The Big Picture – The New Economic Roadmap

Summary:

In the upcoming budget, the Finance Minister is expected to announce subsidy cuts while allocating more for infrastructure. The government is willing reduce subsidies, estimated at around 2% of GDP, and transfer funds to other sectors.

Falling oil prices have reduced the fuel subsidy bill and the government has roughly halved expenditure growth this fiscal year.

The government is willing to bring down its borrowing to less than 3% of the GDP.

The government is scrambling to contain the fiscal deficit at 4.1% of GDP in the fiscal year ending March, after a sharp shortfall in revenue that forced it to rein in spending.

India’s fiscal deficit touched 5.25 trillion rupees, or 99% of the full year’s deficit target, in November.

India’s economy is recovering from its longest slowdown since the 1980s, but demand and investments remain weak.

There is a lot of hope from the new government and having received sufficient time to settle in at centre, the hope for 2015 budget is going to be very high in terms of not only focus on achieving fiscal deficit target but also being path breaking in terms of some of the key expenditure reforms and clearance of GST and insurance bill.

Analysts are of the view that the landscape for the Indian business environment looks extremely attractive with a business-pro government, depreciating oil prices, improving fiscal deficit and declining inflation.

The government might have a tough time ahead.
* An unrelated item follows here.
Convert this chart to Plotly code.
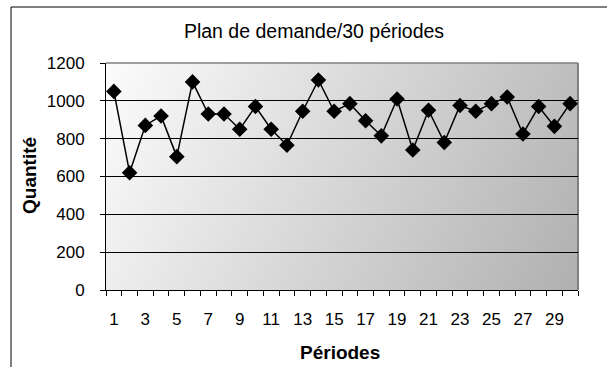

Fiscal consolidation remains the key domestic risk. Globally a bounce back of oil prices, rise in US rates and an EU crisis driven would be the primary risks.

Experts say that the challenges and difficulties faced by technology start-ups need to be addressed by the government in the upcoming Union Budget 2015 if it wants to make its flagship initiatives like Make in India and Digital India campaigns more successful.